Importantly, the Bankruptcy Abuse Prevention and Consumer Protection Act of 2005 (BAPCPA) made it much harder for higher income debtors to obtain a discharge.  BAPCPA did this by making it more difficult for debtors to file for Bankruptcy under Chapter 7, thereby forcing debtors to file for Bankruptcy under Chapter 13.  Generally speaking, whereas Chapter 7 allows for most debts to be discharged, Chapter 13 allows for discharge only after the debtor repays a portion of those debts.    Other provisions deserving mention include:

  • Debtors filing under chapters 7, 11, 12, and 13 of the Bankruptcy Code must timely file all federal, state, and local tax returns that become due after a case begins.  Failure to do so can cause the bankruptcy petition to be converted to another chapter or dismissed.

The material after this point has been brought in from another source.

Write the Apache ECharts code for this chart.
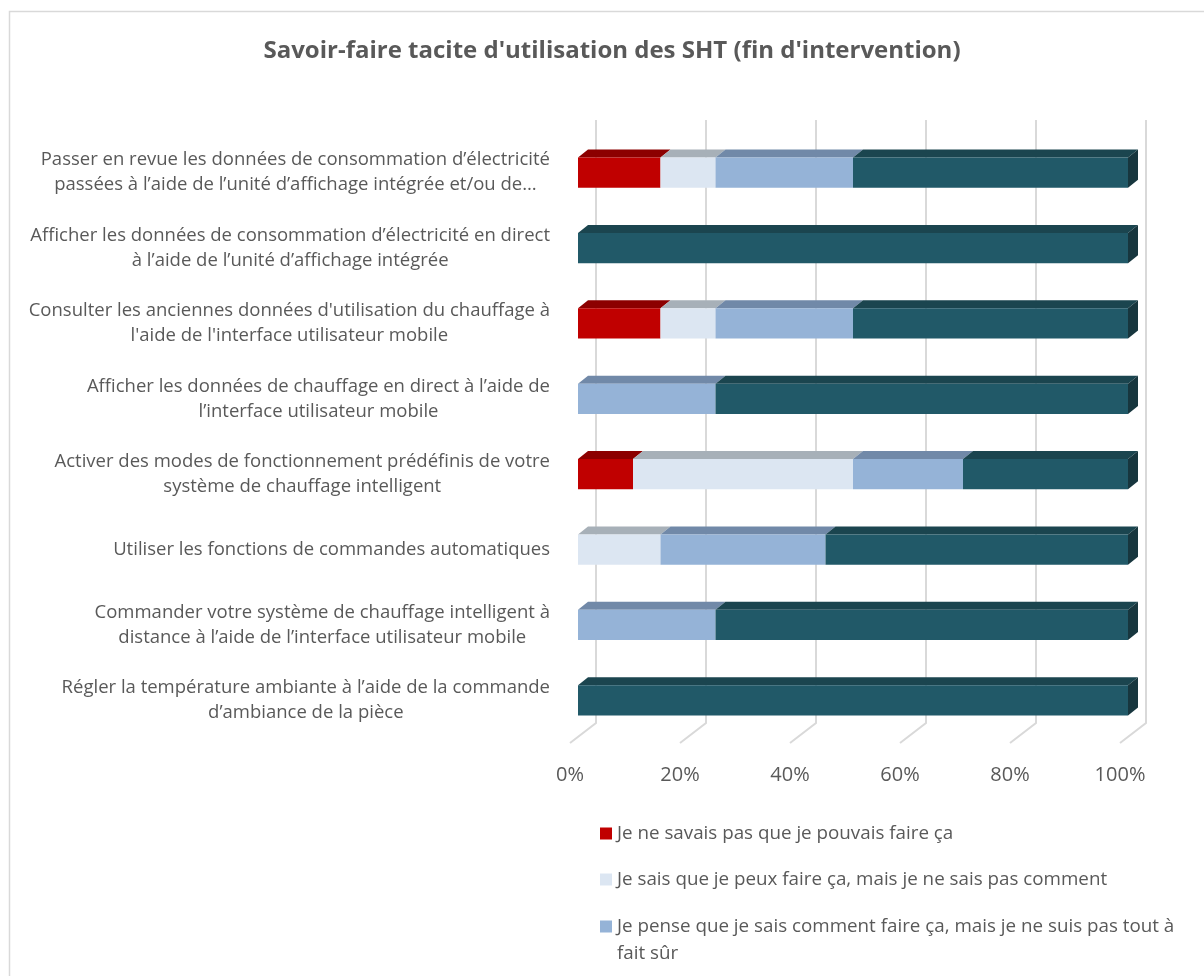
<!DOCTYPE html>
<html>
<head>
<meta charset="utf-8">
<script src="https://cdn.jsdelivr.net/npm/echarts@6/dist/echarts.min.js"></script>
<style>
  html, body { margin: 0; padding: 0; background: #fff; }
  #sht-bar { width: 1204px; height: 976px; }
</style>
</head>
<body>
<div id="sht-bar"></div>
<script>
// categories, top to bottom (line breaks as in the original labels)
const categories = [
  'Passer en revue les données de consommation d’électricité\npassées à l’aide de l’unité d’affichage intégrée et/ou de…',
  'Afficher les données de consommation d’électricité en direct\nà l’aide de l’unité d’affichage intégrée',
  "Consulter les anciennes données d'utilisation du chauffage à\nl'aide de l'interface utilisateur mobile",
  'Afficher les données de chauffage en direct à l’aide de\nl’interface utilisateur mobile',
  'Activer des modes de fonctionnement prédéfinis de votre\nsystème de chauffage intelligent',
  'Utiliser les fonctions de commandes automatiques',
  'Commander votre système de chauffage intelligent à\ndistance à l’aide de l’interface utilisateur mobile',
  'Régler la température ambiante à l’aide de la commande\nd’ambiance de la pièce'
]

// shares in %, same order as categories
const nePouvaisPas = [15, 0, 15, 0, 10, 0, 0, 0]
const pasComment = [10, 0, 10, 0, 40, 15, 0, 0]
const pasToutSur = [25, 0, 25, 25, 20, 30, 25, 0]
const saisFaire = [50, 100, 50, 75, 30, 55, 75, 100]

const xTicks = [0, 20, 40, 60, 80, 100]

const seriesDefs = [
  { name: 'Je ne savais pas que je pouvais faire ça', values: nePouvaisPas, front: '#C00000', top: '#8C0000', side: '#7A0000' },
  { name: 'Je sais que je peux faire ça, mais je ne sais pas comment', values: pasComment, front: '#DCE6F2', top: '#A7B0B8', side: '#9AA3AB' },
  { name: 'Je pense que je sais comment faire ça, mais je ne suis pas tout à fait sûr', values: pasToutSur, front: '#95B3D7', top: '#7189A8', side: '#667C99' },
  { name: 'Je sais comment faire ça', values: saisFaire, front: '#215968', top: '#1B454F', side: '#17363E' }
]

const DX = 10
const DY = 8

// running totals so each segment starts where the previous ended
const cum = categories.map(() => 0)
const barSeries = seriesDefs.map((s, si) => {
  const data = s.values.map((v, i) => {
    const start = cum[i]
    cum[i] += v
    return [start, cum[i], i]
  })
  return {
    name: s.name,
    type: 'custom',
    z: 3 + si,
    itemStyle: { color: s.front },
    encode: { x: [0, 1], y: 2 },
    data: data,
    renderItem: (params, api) => {
      const p0 = api.coord([api.value(0), api.value(2)])
      const p1 = api.coord([api.value(1), api.value(2)])
      const w = p1[0] - p0[0]
      if (w <= 0) return
      const h = api.size([0, 1])[1] * 0.4
      const y = p0[1] - h / 2
      const children = [
        {
          type: 'polygon',
          shape: { points: [[p0[0], y], [p1[0], y], [p1[0] + DX, y - DY], [p0[0] + DX, y - DY]] },
          style: { fill: s.top }
        },
        {
          type: 'rect',
          shape: { x: p0[0], y: y, width: w, height: h },
          style: { fill: s.front }
        }
      ]
      if (api.value(1) >= 100) {
        children.push({
          type: 'polygon',
          shape: { points: [[p1[0], y], [p1[0] + DX, y - DY], [p1[0] + DX, y + h - DY], [p1[0], y + h]] },
          style: { fill: s.side }
        })
      }
      return { type: 'group', children: children }
    }
  }
})

// back wall gridlines + floor diagonals
const gridSeries = {
  type: 'custom',
  silent: true,
  z: 1,
  data: xTicks.map(t => [t, 0]),
  encode: { x: 0, y: 1 },
  renderItem: (params, api) => {
    const cs = params.coordSys
    const x = api.coord([api.value(0), 0])[0]
    const bottom = cs.y + cs.height
    return {
      type: 'polyline',
      shape: { points: [[x + 18, cs.y - 15], [x + 18, bottom - 15], [x - 8, bottom + 5]] },
      style: { stroke: '#D9D9D9', lineWidth: 2, fill: null }
    }
  }
}

const legendText = {
  fontFamily: 'Open Sans',
  fontSize: 18.8,
  color: '#595959',
  lineHeight: 27,
  width: 590,
  overflow: 'break'
}
const legendBase = {
  orient: 'vertical',
  left: 595,
  height: 300,
  icon: 'rect',
  itemWidth: 12,
  itemHeight: 12,
  itemGap: 19,
  selectedMode: false,
  textStyle: legendText
}

const option = {
  animation: false,
  textStyle: { fontFamily: 'Open Sans' },
  graphic: [
    {
      type: 'rect',
      shape: { x: 9.5, y: 11.5, width: 1300, height: 1000 },
      style: { fill: null, stroke: '#D9D9D9', lineWidth: 1.5 },
      silent: true,
      z: -10
    }
  ],
  title: {
    text: "Savoir-faire tacite d'utilisation des SHT (fin d'intervention)",
    left: 607,
    top: 34,
    textAlign: 'center',
    textStyle: { fontFamily: 'Open Sans', fontWeight: 'bold', fontSize: 24, color: '#595959' }
  },
  legend: [
    Object.assign({}, legendBase, {
      data: [seriesDefs[0].name, seriesDefs[1].name],
      top: 815
    }),
    // wrapped item: blank first line keeps the icon level with the first text line
    Object.assign({}, legendBase, {
      data: [seriesDefs[2].name],
      top: 881,
      formatter: name => '\n' + name
    })
  ],
  grid: {
    left: 578,
    right: 76,
    top: 135,
    bottom: 238
  },
  xAxis: {
    type: 'value',
    min: 0,
    max: 100,
    interval: 20,
    axisLine: { show: false },
    axisTick: { show: false },
    splitLine: { show: false },
    axisLabel: {
      formatter: '{value}%',
      margin: 27,
      padding: [0, 16, 0, 0],
      fontFamily: 'Open Sans',
      fontSize: 20,
      color: '#595959'
    }
  },
  yAxis: {
    type: 'category',
    data: categories,
    inverse: true,
    axisLine: { show: false },
    axisTick: { show: false },
    splitLine: { show: false },
    axisLabel: {
      align: 'right',
      margin: 28,
      // block is right-aligned, each line centred inside it
      formatter: value => value.split('\n').map(l => '{c|' + l + '}').join('\n'),
      rich: {
        c: {
          align: 'center',
          fontFamily: 'Open Sans',
          fontSize: 18.5,
          lineHeight: 25,
          color: '#595959'
        }
      }
    }
  },
  series: [gridSeries].concat(barSeries)
}

const chart = echarts.init(document.getElementById('sht-bar'))
chart.setOption(option)
</script>
</body>
</html>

  • A corporate debtor is not discharged from tax debts, for which the debtor filed a fraudulent return or willfully attempted to evade or defeat tax, upon the confirmation of a plan under chapter 11.
  • When individuals file under chapter 11, wages and income earned during the bankruptcy case from self-employment are property of the estate and should be reported on the bankruptcy estate’s tax return.
  • Withheld taxes, taxes for which no return was filed, taxes for which a return was untimely filed within two years of the bankruptcy, and taxes that the taxpayer attempted to defeat are now excepted from chapter 13 discharge.